This was not how I imagined Alaska: A mere 22 minutes after our 9-month-old son Max had FINALLY fallen asleep, a piercing BEEEEEEEP came through on our stateroom speaker, giving my wife and me a jolt, and launching little Max into instant wakefulness:
“Attention passengers: our Fine Arts auction is a fun, fast-paced way to collect exceptional works of art! And the next one starts in 15 minutes on Deck 7!!”
Seriously? That was the reason for the in-room fog horn?
It was our third day aboard a major cruise line, sailing through Alaska’s scenic inside passage. Things had been going well enough, I suppose. We were very grateful for the chance to visit a part of North America we’d never seen. The trip was an all-family celebration of my father-in-law’s retirement. And the experiences were certainly cool: we heard the echoes of glaciers cracking, watched lumberjacks at work, and spotted surfacing whales. The natural and manmade wonders of Ketchikan, Skagway, Juneau, and Victoria, B.C. still produce vivid memories for me now two years later.

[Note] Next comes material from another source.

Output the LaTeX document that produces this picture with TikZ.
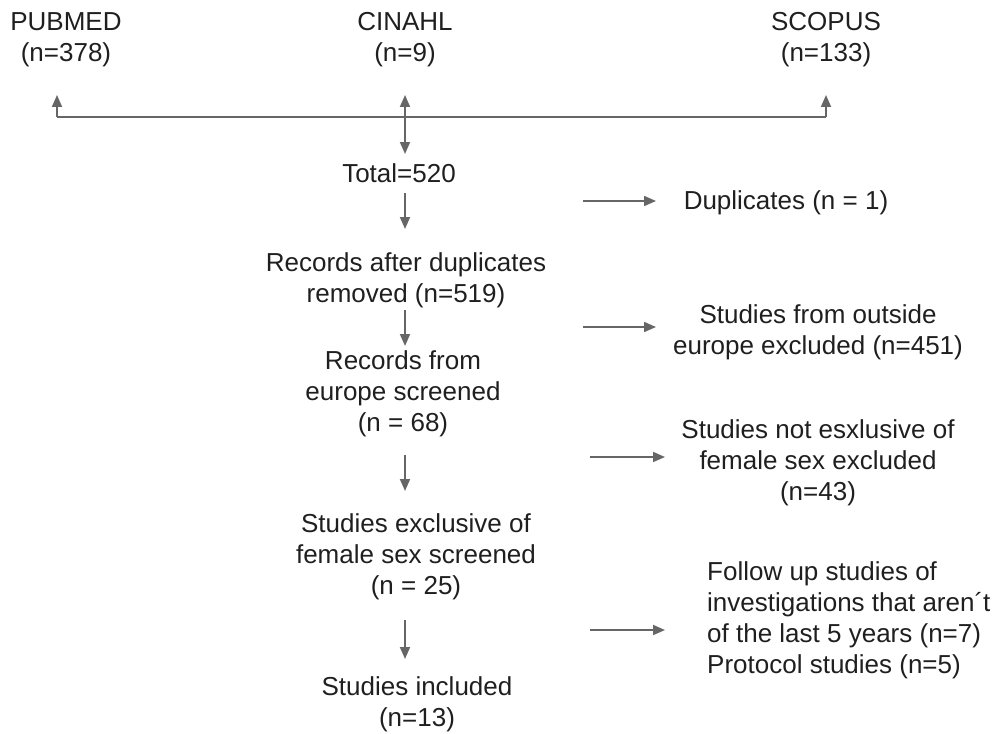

I have yet to eat better salmon than I did on a salmon bake in Ketchikan.
But it only took a few of those Big-Brotherish announcements and mass invasions of small Alaskan towns to make me long for the day when Max is old enough for something like Classic Journeys’ Kenai Peninsula Family Journey. And when that day comes, you can be sure that we will visit Alaska again. You see, I had suspected that traveling on a floating hotel would have its compromises, and I was all too right. Cuisine on the ship seldom strayed from mediocrity; the goal of included meals was quantity over quality. To go ashore, every disembarkation required TSA-style security. As it was, every port held streets littered with flyers and teeming with jewelry shop barkers, hawking bracelets and necklaces made with “rare” Alaskan stones. And that pesky in-room PA system…
It’s fair to say that “all-inclusive” has an alluring ring to it, but to me, the style of travel fell short. Rather, when my family eventually returns to Alaska with Classic Journeys, I know the trip will be “all-encompassing.” Trust me; you’d recognize the difference. Anonymous loudspeaker voices are replaced by a friendly guide who becomes your best friend by week’s end – people like John, Eric, or Wolfgang. Windows to the outside world aren’t a luxury; hotel rooms always beat out ship cabins in this and other ways. There aren’t any hurried family budget meetings, nor schedule gymnastics, to decide whether to go for this glacier walk or that dog sled run… no racing the clock to find some elusive on-board Activities Desk to sign up for your choice activity by cut-off time. I would much rather rely on someone with boots on the ground, hand-picking the best of the best for my family, with a few fun surprises in store. And it would also help to know I’ve paid for it all before I leave home. That means being guaranteed a shoreline salmon bake like the one I loved during my cruise, without the FOMO (fear of missing out) inherent to excursion menus … and without hidden costs. I’m good with that.
I also happen to know that skipping the ship to Alaska does not mean skipping sea-based activities altogether. You get your fill on a cultural walking adventure, where, in Seward, you find yourself sailing through the deep green waters of the Kenai Fjords aboard a private vessel, docking on the shores and in the coves of Resurrection Bay in search of bald eagles, humpback whales, sea lions, and more. Or visit those same waters by kayak on a family journey. And on both itineraries, guests of all ages climb into rafts one afternoon to gently cruise the Kenai River for the chance to learn from an expert about local natural history, and the Kenaitzi Tribe whose people once made their lives on the river’s shores.
Alaska is breathtaking no matter how you slice it. I was awestruck during my first trip, taking stock of the monumental glaciers and their fragile place in this world. But just as glaciers and icebergs show but a tip of their greatness, it would be a shame to experience only as much of Alaska’s majesty as your well-tread cruise ship route allows… only sites that can host 40-person shore excursions… or only those activities that get you back to the docks before your hotel sails off into the sunset.
This concludes your passenger announcements for today.